+++ AVAILABLE DATA +++

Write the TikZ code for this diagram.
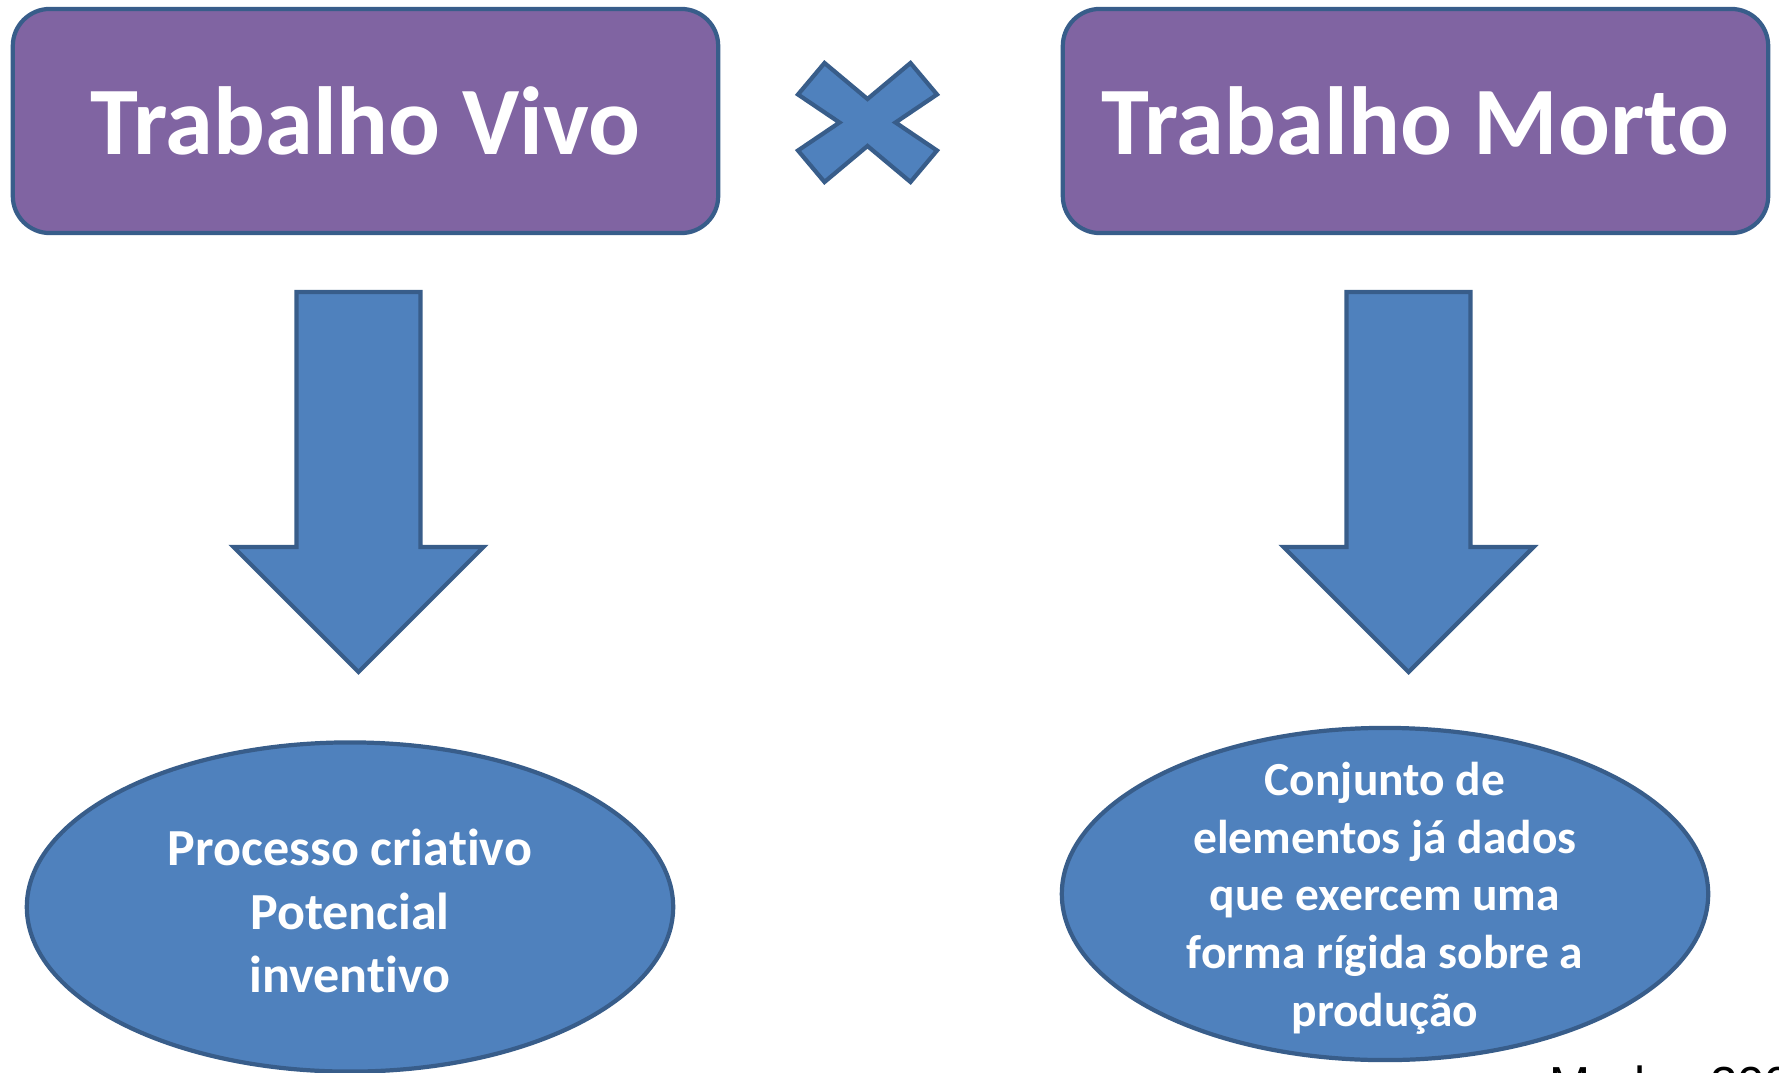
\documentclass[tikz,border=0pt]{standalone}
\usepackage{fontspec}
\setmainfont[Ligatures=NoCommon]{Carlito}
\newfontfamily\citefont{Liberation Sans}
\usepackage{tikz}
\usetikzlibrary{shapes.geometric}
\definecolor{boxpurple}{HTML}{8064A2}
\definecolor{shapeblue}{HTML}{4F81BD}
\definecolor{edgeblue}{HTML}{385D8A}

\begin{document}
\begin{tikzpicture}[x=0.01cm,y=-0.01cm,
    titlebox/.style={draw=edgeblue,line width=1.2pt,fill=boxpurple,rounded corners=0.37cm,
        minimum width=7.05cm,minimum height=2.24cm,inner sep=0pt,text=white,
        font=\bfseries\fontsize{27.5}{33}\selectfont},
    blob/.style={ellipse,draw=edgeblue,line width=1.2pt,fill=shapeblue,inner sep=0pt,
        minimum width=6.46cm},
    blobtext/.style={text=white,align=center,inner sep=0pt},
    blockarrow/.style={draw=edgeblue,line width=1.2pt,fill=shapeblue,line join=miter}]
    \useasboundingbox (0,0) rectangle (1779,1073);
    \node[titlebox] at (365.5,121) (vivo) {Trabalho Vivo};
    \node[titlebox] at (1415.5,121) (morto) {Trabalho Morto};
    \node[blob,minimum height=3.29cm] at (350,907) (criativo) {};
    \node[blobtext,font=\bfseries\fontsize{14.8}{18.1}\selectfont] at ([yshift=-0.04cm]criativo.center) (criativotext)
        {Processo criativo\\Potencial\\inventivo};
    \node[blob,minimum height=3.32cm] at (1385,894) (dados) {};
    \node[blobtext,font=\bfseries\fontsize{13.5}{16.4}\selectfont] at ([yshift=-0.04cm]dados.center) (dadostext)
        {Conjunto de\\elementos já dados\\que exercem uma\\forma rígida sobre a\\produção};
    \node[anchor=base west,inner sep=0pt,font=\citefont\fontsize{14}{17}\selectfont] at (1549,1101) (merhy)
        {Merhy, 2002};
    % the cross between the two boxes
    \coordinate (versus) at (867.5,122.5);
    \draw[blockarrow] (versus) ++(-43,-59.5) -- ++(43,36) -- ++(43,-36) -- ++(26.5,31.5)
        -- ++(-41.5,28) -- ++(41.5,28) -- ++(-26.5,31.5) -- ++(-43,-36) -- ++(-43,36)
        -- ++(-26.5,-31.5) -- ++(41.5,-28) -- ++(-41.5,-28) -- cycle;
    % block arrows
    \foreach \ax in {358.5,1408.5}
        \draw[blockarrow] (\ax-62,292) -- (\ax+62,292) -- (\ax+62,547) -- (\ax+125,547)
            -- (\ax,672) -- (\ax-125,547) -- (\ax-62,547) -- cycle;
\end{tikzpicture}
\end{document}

+++

* REQUIREMENT *
Exclude the images and reproduce the remaining data exactly.

* COMPLETED EXERCISE *
Write the TikZ code for this diagram.
\documentclass[tikz,border=0pt]{standalone}
\usepackage{fontspec}
\setmainfont[Ligatures=NoCommon]{Carlito}
\newfontfamily\citefont{Liberation Sans}
\usepackage{tikz}
\usetikzlibrary{shapes.geometric}
\definecolor{boxpurple}{HTML}{8064A2}
\definecolor{shapeblue}{HTML}{4F81BD}
\definecolor{edgeblue}{HTML}{385D8A}

\begin{document}
\begin{tikzpicture}[x=0.01cm,y=-0.01cm,
    titlebox/.style={draw=edgeblue,line width=1.2pt,fill=boxpurple,rounded corners=0.37cm,
        minimum width=7.05cm,minimum height=2.24cm,inner sep=0pt,text=white,
        font=\bfseries\fontsize{27.5}{33}\selectfont},
    blob/.style={ellipse,draw=edgeblue,line width=1.2pt,fill=shapeblue,inner sep=0pt,
        minimum width=6.46cm},
    blobtext/.style={text=white,align=center,inner sep=0pt},
    blockarrow/.style={draw=edgeblue,line width=1.2pt,fill=shapeblue,line join=miter}]
    \useasboundingbox (0,0) rectangle (1779,1073);
    \node[titlebox] at (365.5,121) (vivo) {Trabalho Vivo};
    \node[titlebox] at (1415.5,121) (morto) {Trabalho Morto};
    \node[blob,minimum height=3.29cm] at (350,907) (criativo) {};
    \node[blobtext,font=\bfseries\fontsize{14.8}{18.1}\selectfont] at ([yshift=-0.04cm]criativo.center) (criativotext)
        {Processo criativo\\Potencial\\inventivo};
    \node[blob,minimum height=3.32cm] at (1385,894) (dados) {};
    \node[blobtext,font=\bfseries\fontsize{13.5}{16.4}\selectfont] at ([yshift=-0.04cm]dados.center) (dadostext)
        {Conjunto de\\elementos já dados\\que exercem uma\\forma rígida sobre a\\produção};
    \node[anchor=base west,inner sep=0pt,font=\citefont\fontsize{14}{17}\selectfont] at (1549,1101) (merhy)
        {Merhy, 2002};
    % the cross between the two boxes
    \coordinate (versus) at (867.5,122.5);
    \draw[blockarrow] (versus) ++(-43,-59.5) -- ++(43,36) -- ++(43,-36) -- ++(26.5,31.5)
        -- ++(-41.5,28) -- ++(41.5,28) -- ++(-26.5,31.5) -- ++(-43,-36) -- ++(-43,36)
        -- ++(-26.5,-31.5) -- ++(41.5,-28) -- ++(-41.5,-28) -- cycle;
    % block arrows
    \foreach \ax in {358.5,1408.5}
        \draw[blockarrow] (\ax-62,292) -- (\ax+62,292) -- (\ax+62,547) -- (\ax+125,547)
            -- (\ax,672) -- (\ax-125,547) -- (\ax-62,547) -- cycle;
\end{tikzpicture}
\end{document}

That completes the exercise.